--- TASK GOAL ---
Give all of the lines again, with nothing added or dropped.

--- DATASET EXTRACT ---
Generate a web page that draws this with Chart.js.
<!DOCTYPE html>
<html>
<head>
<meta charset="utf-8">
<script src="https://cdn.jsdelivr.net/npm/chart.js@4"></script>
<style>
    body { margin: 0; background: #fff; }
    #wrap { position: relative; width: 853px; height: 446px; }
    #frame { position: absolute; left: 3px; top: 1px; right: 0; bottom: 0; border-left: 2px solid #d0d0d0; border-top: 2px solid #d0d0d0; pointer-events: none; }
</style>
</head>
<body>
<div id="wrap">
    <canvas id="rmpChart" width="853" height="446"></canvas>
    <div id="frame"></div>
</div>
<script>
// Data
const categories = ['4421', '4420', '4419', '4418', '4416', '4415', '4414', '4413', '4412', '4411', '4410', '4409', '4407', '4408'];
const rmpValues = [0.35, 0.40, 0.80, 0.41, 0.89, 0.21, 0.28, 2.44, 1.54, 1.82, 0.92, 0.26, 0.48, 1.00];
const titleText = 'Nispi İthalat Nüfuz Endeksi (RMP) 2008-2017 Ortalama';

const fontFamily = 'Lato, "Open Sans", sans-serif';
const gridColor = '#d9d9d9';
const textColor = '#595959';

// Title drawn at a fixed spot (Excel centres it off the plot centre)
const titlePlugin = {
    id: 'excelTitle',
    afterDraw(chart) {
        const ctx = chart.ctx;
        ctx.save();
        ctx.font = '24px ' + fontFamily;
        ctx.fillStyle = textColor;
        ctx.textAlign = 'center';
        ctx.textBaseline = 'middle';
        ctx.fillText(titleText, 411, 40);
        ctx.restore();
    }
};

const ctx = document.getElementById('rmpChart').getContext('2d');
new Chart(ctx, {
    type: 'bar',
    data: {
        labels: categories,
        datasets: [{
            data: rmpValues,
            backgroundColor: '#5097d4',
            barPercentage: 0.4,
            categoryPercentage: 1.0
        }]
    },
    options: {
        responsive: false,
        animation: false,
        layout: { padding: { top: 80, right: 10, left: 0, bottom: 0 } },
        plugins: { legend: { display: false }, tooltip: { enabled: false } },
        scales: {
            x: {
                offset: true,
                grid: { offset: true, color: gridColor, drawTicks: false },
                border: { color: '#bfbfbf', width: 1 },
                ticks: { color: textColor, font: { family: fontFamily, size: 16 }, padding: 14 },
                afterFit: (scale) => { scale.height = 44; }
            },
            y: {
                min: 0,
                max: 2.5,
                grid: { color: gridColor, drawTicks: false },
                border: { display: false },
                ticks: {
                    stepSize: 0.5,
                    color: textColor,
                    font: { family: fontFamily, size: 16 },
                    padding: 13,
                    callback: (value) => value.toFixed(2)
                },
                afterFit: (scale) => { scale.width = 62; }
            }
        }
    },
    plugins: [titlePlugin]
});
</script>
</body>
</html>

--- RESPONSE FOR THIS EXERCISE ---
Generate a web page that draws this with Chart.js.
<!DOCTYPE html>
<html>
<head>
<meta charset="utf-8">
<script src="https://cdn.jsdelivr.net/npm/chart.js@4"></script>
<style>
    body { margin: 0; background: #fff; }
    #wrap { position: relative; width: 853px; height: 446px; }
    #frame { position: absolute; left: 3px; top: 1px; right: 0; bottom: 0; border-left: 2px solid #d0d0d0; border-top: 2px solid #d0d0d0; pointer-events: none; }
</style>
</head>
<body>
<div id="wrap">
    <canvas id="rmpChart" width="853" height="446"></canvas>
    <div id="frame"></div>
</div>
<script>
// Data
const categories = ['4421', '4420', '4419', '4418', '4416', '4415', '4414', '4413', '4412', '4411', '4410', '4409', '4407', '4408'];
const rmpValues = [0.35, 0.40, 0.80, 0.41, 0.89, 0.21, 0.28, 2.44, 1.54, 1.82, 0.92, 0.26, 0.48, 1.00];
const titleText = 'Nispi İthalat Nüfuz Endeksi (RMP) 2008-2017 Ortalama';

const fontFamily = 'Lato, "Open Sans", sans-serif';
const gridColor = '#d9d9d9';
const textColor = '#595959';

// Title drawn at a fixed spot (Excel centres it off the plot centre)
const titlePlugin = {
    id: 'excelTitle',
    afterDraw(chart) {
        const ctx = chart.ctx;
        ctx.save();
        ctx.font = '24px ' + fontFamily;
        ctx.fillStyle = textColor;
        ctx.textAlign = 'center';
        ctx.textBaseline = 'middle';
        ctx.fillText(titleText, 411, 40);
        ctx.restore();
    }
};

const ctx = document.getElementById('rmpChart').getContext('2d');
new Chart(ctx, {
    type: 'bar',
    data: {
        labels: categories,
        datasets: [{
            data: rmpValues,
            backgroundColor: '#5097d4',
            barPercentage: 0.4,
            categoryPercentage: 1.0
        }]
    },
    options: {
        responsive: false,
        animation: false,
        layout: { padding: { top: 80, right: 10, left: 0, bottom: 0 } },
        plugins: { legend: { display: false }, tooltip: { enabled: false } },
        scales: {
            x: {
                offset: true,
                grid: { offset: true, color: gridColor, drawTicks: false },
                border: { color: '#bfbfbf', width: 1 },
                ticks: { color: textColor, font: { family: fontFamily, size: 16 }, padding: 14 },
                afterFit: (scale) => { scale.height = 44; }
            },
            y: {
                min: 0,
                max: 2.5,
                grid: { color: gridColor, drawTicks: false },
                border: { display: false },
                ticks: {
                    stepSize: 0.5,
                    color: textColor,
                    font: { family: fontFamily, size: 16 },
                    padding: 13,
                    callback: (value) => value.toFixed(2)
                },
                afterFit: (scale) => { scale.width = 62; }
            }
        }
    },
    plugins: [titlePlugin]
});
</script>
</body>
</html>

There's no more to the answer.